TSA Considers Easing Ban on Liquids

The government is studying whether it can allow airline passengers to carry small amounts of now-banned liquids onto airplanes.


The government is studying whether it can allow airline passengers to carry small amounts of now-banned liquids onto airplanes, the Transportation Security Administration said Thursday.

TSA spokeswoman Ellen Howe said there is no timetable for easing a ban on liquids and gels that took effect Aug. 10 after authorities foiled an alleged plan to attack U.S.-bound planes with liquid bombs. She said investigators are studying all liquid explosives to determine whether passengers could be allowed to carry on items such as water and toothpaste while maintaining security.

Kip Hawley, the head of TSA, said the agency wants to find a way to meet the needs of travelers while keeping them safe from the threat of explosives.

"We understand the business traveler is very anxious to be able to carry on enough (items) for an overnight trip," Hawley said. "We have to ask ourselves, is it possible to design a security system that does allow the business traveler, male and female, to routinely do overnight business trips using carry-on?"

Neal Langerman, a chemist with the American Chemistry Council, said it is "good risk management" and "pretty straightforward" for investigators to study the 25 or so liquid explosives and determine how much would be needed to crash or endanger an airplane.

Langerman said an analysis would take several weeks and probably result in air travelers being allowed to carry small amounts of liquids and gels.

Bill Connors of the National Business Travel Association said, "Any loosening of the ban would be welcome."

Air travelers have virtually stopped carrying bags on planes and are checking 20% more luggage, which has caused longer lines at some check-in counters and longer waits at baggage carousels.
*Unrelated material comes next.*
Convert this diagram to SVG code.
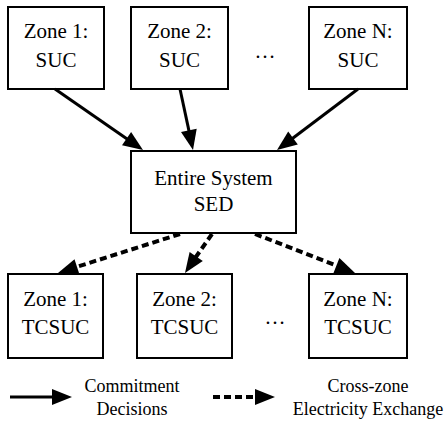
<svg xmlns="http://www.w3.org/2000/svg" width="445" height="426" viewBox="0 0 445 426">
  <style>
    text { font-family: "Liberation Serif", "Times New Roman", "DejaVu Serif", serif; fill: #000000; text-anchor: middle; }
    .box { fill: #ffffff; stroke: #000000; stroke-width: 2; }
    .lbl { font-size: 21px; }
    .leg { font-size: 18px; }
    .solid { stroke: #000000; stroke-width: 3; fill: none; }
    .dash { stroke: #000000; stroke-width: 4; fill: none; stroke-dasharray: 7 4; }
    .head { fill: #000000; stroke: none; }
  </style>

  <rect width="445" height="426" fill="#ffffff"/>

  <!-- top row: zone scheduling -->
  <g id="suc1">
    <rect class="box" x="8" y="7" width="96" height="82"/>
    <text class="lbl" x="56" y="38">Zone 1:</text>
    <text class="lbl" x="56" y="67">SUC</text>
  </g>
  <g id="suc2">
    <rect class="box" x="131" y="7" width="97" height="82"/>
    <text class="lbl" x="179.5" y="38">Zone 2:</text>
    <text class="lbl" x="179.5" y="67">SUC</text>
  </g>
  <g id="dots-top">
    <text class="lbl" x="265" y="58">…</text>
  </g>
  <g id="sucN">
    <rect class="box" x="309" y="7" width="98" height="82"/>
    <text class="lbl" x="358" y="38">Zone N:</text>
    <text class="lbl" x="358" y="67">SUC</text>
  </g>

  <!-- central dispatch -->
  <g id="sed">
    <rect class="box" x="131" y="151" width="165" height="82"/>
    <text class="lbl" x="213.5" y="185">Entire System</text>
    <text class="lbl" x="213.5" y="211">SED</text>
  </g>

  <!-- bottom row -->
  <g id="tcsuc1">
    <rect class="box" x="8" y="274" width="95" height="84"/>
    <text class="lbl" x="55.5" y="306">Zone 1:</text>
    <text class="lbl" x="55.5" y="334">TCSUC</text>
  </g>
  <g id="tcsuc2">
    <rect class="box" x="137" y="274" width="95" height="84"/>
    <text class="lbl" x="184.5" y="306">Zone 2:</text>
    <text class="lbl" x="184.5" y="334">TCSUC</text>
  </g>
  <g id="dots-bottom">
    <text class="lbl" x="275" y="324">…</text>
  </g>
  <g id="tcsucN">
    <rect class="box" x="309" y="274" width="98" height="84"/>
    <text class="lbl" x="358" y="306">Zone N:</text>
    <text class="lbl" x="358" y="334">TCSUC</text>
  </g>

  <!-- connectors: shaft plus a 20 px filled head -->
  <g id="connectors">
    <line class="solid" x1="55" y1="89" x2="128.2" y2="139.7"/>
    <polygon class="head" points="143,150 122.0,145.2 131.1,132.0"/>
    <line class="solid" x1="180" y1="89" x2="189.3" y2="132.4"/>
    <polygon class="head" points="193,150 181.0,132.1 196.7,128.8"/>
    <line class="solid" x1="358" y1="89" x2="291.4" y2="139.2"/>
    <polygon class="head" points="277,150 288.2,131.6 297.8,144.4"/>

    <line class="dash" x1="180" y1="234" x2="75.1" y2="267.4"/>
    <polygon class="head" points="58,273 74.5,259.2 79.5,274.4"/>
    <line class="dash" x1="212" y1="234" x2="195.1" y2="258.1"/>
    <polygon class="head" points="185,273 189.6,252.0 202.8,260.9"/>
    <line class="dash" x1="255" y1="234" x2="338.3" y2="266.3"/>
    <polygon class="head" points="355,273 333.5,273.0 339.4,258.1"/>
  </g>

  <!-- legend -->
  <g id="legend">
    <line class="solid" x1="10" y1="397" x2="54" y2="397"/>
    <polygon class="head" points="72,397 52,389 52,405"/>
    <text class="leg" x="132" y="392">Commitment</text>
    <text class="leg" x="132" y="415">Decisions</text>
    <line class="dash" x1="213" y1="397" x2="256" y2="397"/>
    <polygon class="head" points="275,397 255,389 255,405"/>
    <text class="leg" x="368" y="392">Cross-zone</text>
    <text class="leg" x="368" y="415">Electricity Exchange</text>
  </g>
</svg>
The increase also strains the TSA system for screening checked luggage for bombs and could pressure screeners to cut corners, Hawley said. "There's nothing out there that says we've got to be worried about it. ... It's just a general concern," he said.

Airline passengers may carry small amounts of liquid prescription medicines, baby formula and breast milk and eye-care products.

Allowing passengers to carry some items that are now banned would help security by reducing the amount of checked luggage, Hawley said.